_CHALLENGE:_
Reply with the count of lines holding "diagram", nothing more.

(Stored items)
## start

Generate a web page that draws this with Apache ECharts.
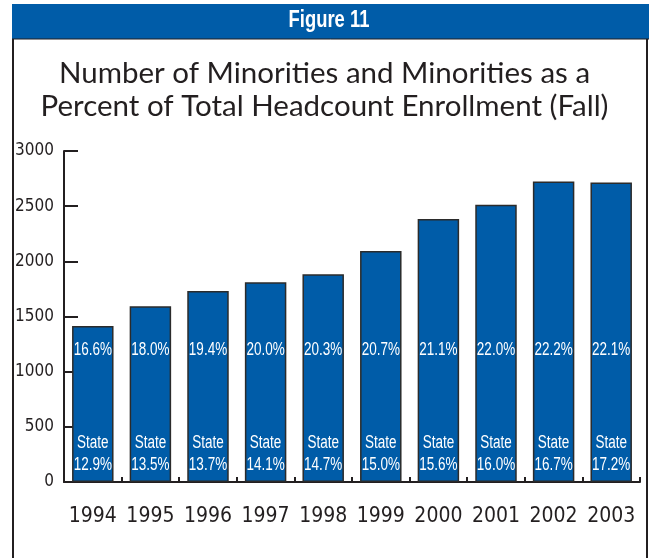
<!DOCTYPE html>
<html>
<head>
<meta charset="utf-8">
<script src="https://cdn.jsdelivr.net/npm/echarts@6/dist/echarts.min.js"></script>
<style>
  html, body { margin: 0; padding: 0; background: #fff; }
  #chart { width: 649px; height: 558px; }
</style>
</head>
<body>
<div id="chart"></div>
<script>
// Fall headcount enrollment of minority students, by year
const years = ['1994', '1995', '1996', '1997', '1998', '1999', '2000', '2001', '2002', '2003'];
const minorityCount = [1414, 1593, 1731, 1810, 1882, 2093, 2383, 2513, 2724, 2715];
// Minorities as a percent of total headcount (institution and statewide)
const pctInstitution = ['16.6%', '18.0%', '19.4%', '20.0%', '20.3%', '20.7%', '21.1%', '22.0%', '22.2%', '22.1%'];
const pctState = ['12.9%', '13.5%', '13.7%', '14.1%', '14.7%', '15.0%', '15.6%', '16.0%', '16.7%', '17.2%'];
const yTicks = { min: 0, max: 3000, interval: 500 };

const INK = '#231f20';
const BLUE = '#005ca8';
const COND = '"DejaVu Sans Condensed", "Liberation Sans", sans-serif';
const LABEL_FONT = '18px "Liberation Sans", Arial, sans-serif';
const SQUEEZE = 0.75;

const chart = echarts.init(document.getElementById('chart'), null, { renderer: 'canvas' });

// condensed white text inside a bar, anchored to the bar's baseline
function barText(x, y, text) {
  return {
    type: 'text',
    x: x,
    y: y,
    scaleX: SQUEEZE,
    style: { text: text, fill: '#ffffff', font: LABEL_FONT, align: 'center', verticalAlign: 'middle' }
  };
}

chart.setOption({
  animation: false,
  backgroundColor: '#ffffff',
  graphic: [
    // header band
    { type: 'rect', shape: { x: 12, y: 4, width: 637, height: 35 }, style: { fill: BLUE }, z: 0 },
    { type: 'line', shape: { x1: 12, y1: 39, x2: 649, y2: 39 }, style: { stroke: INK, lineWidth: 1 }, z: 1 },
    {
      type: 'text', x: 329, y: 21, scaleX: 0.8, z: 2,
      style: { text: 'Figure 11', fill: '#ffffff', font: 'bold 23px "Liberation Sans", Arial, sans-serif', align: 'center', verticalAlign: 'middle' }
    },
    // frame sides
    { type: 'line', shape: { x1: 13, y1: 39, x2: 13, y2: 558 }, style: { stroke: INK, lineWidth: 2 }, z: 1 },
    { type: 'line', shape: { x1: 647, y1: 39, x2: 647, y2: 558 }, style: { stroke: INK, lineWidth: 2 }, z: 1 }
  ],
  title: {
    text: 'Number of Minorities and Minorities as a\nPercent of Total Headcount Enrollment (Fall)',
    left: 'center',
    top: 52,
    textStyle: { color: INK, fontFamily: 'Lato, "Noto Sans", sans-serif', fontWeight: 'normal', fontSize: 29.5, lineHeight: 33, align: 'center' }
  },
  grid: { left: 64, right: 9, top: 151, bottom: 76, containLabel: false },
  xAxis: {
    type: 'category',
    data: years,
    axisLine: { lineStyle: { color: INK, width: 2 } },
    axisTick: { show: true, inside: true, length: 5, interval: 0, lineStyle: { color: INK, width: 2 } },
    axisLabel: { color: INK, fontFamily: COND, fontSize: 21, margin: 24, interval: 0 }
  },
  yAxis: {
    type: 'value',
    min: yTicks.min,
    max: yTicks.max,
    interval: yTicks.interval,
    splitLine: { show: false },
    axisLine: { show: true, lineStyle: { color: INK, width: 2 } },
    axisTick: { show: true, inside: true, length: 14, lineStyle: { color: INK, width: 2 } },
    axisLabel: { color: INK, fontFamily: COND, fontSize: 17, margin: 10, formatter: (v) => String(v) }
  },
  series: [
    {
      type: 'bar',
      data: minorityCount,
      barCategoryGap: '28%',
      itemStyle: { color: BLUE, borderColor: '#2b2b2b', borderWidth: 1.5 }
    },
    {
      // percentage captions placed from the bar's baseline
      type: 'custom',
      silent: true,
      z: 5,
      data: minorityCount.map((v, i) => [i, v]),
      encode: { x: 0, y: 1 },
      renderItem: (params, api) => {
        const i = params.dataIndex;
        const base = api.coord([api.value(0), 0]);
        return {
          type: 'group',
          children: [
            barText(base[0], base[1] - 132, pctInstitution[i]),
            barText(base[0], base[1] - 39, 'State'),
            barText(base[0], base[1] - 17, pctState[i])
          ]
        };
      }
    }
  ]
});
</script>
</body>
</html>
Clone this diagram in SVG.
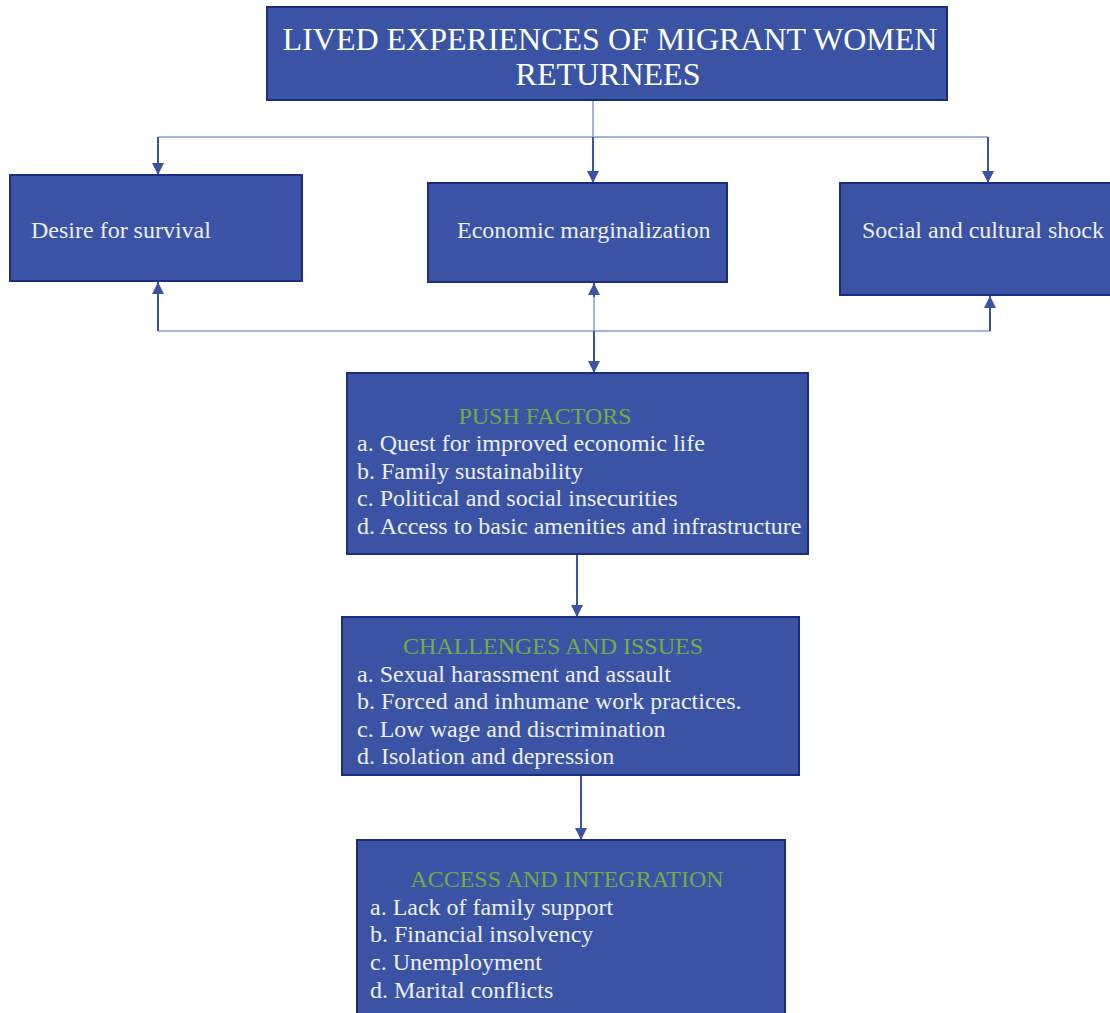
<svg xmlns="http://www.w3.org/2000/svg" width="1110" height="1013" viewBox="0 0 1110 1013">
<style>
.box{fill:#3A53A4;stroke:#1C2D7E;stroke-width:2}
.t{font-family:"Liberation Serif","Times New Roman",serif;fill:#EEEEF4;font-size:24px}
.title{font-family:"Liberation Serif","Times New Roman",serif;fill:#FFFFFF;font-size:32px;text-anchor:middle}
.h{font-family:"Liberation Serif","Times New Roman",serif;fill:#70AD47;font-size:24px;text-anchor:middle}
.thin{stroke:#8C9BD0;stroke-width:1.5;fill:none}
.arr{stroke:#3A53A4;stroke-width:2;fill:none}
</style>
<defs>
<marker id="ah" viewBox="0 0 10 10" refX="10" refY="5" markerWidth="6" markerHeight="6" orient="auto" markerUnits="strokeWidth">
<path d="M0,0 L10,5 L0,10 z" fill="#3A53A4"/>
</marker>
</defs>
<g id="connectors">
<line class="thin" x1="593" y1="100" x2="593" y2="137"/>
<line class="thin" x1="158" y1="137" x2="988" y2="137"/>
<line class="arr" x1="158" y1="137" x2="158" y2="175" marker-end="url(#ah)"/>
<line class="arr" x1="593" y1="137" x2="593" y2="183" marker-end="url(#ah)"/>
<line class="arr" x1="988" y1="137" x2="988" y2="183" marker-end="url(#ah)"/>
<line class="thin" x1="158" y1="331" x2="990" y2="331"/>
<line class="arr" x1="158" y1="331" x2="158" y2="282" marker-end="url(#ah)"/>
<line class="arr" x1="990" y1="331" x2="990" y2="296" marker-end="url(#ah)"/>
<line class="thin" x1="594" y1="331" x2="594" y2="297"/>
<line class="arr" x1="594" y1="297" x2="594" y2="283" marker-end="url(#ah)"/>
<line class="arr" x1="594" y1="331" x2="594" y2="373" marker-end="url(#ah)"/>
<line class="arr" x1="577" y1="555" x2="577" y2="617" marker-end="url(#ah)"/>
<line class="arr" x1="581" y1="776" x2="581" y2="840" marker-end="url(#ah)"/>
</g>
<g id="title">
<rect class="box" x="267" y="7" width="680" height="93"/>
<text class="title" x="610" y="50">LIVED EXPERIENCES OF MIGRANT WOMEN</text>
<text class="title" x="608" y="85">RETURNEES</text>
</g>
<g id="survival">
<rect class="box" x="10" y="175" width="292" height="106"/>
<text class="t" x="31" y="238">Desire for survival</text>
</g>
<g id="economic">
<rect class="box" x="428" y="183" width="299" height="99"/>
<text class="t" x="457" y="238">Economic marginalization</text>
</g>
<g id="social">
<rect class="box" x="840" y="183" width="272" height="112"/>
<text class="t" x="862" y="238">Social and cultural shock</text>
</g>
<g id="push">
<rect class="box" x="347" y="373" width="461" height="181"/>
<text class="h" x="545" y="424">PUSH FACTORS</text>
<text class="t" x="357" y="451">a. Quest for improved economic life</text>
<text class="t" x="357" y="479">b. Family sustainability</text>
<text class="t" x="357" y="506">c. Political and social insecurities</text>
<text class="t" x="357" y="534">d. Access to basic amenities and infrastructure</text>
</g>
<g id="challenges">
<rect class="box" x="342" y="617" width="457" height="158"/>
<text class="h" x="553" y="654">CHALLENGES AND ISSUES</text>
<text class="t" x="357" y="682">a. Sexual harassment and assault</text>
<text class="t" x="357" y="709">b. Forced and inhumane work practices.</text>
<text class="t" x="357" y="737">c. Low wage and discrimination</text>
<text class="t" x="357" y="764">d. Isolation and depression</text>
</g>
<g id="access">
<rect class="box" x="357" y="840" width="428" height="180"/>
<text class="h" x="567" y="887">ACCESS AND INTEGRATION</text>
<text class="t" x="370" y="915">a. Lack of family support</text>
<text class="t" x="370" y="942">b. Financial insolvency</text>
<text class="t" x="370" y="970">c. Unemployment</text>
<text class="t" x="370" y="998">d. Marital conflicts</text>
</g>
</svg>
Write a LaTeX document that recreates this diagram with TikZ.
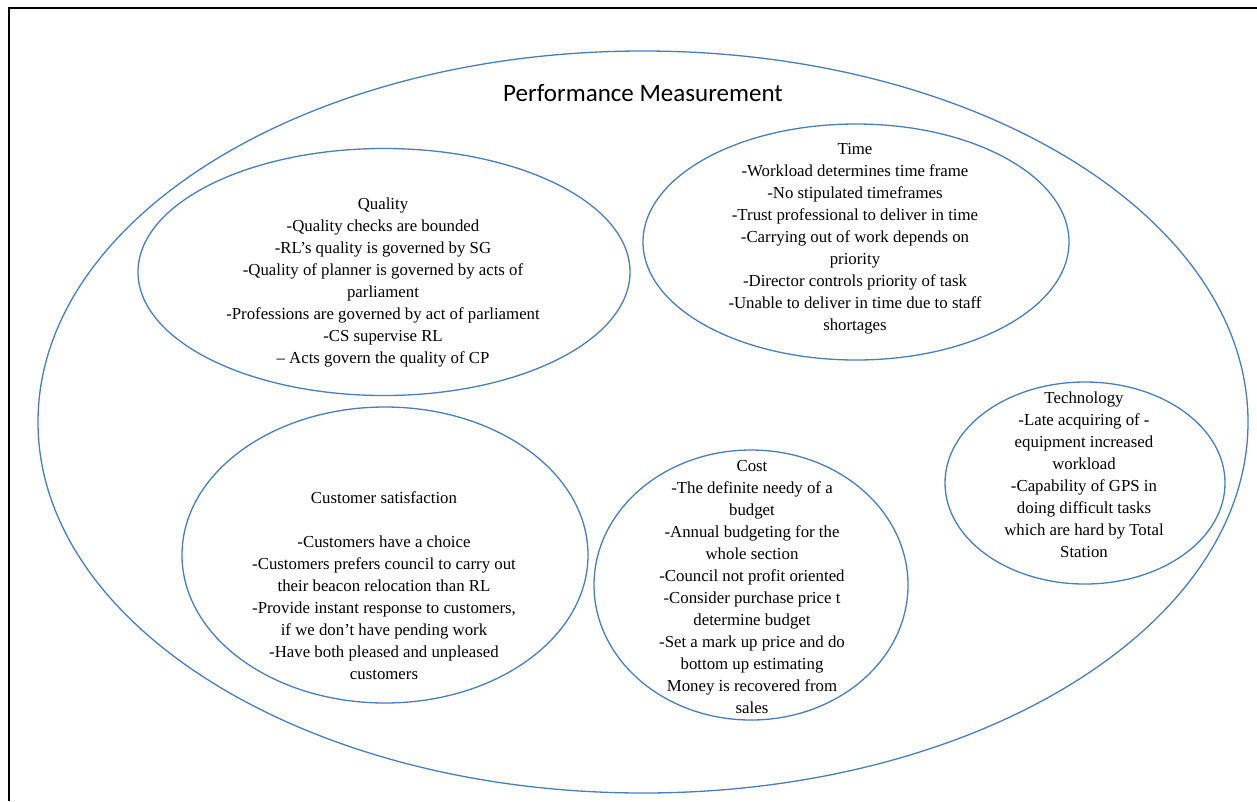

## end

_ANSWER TO THE PROBLEM:_
2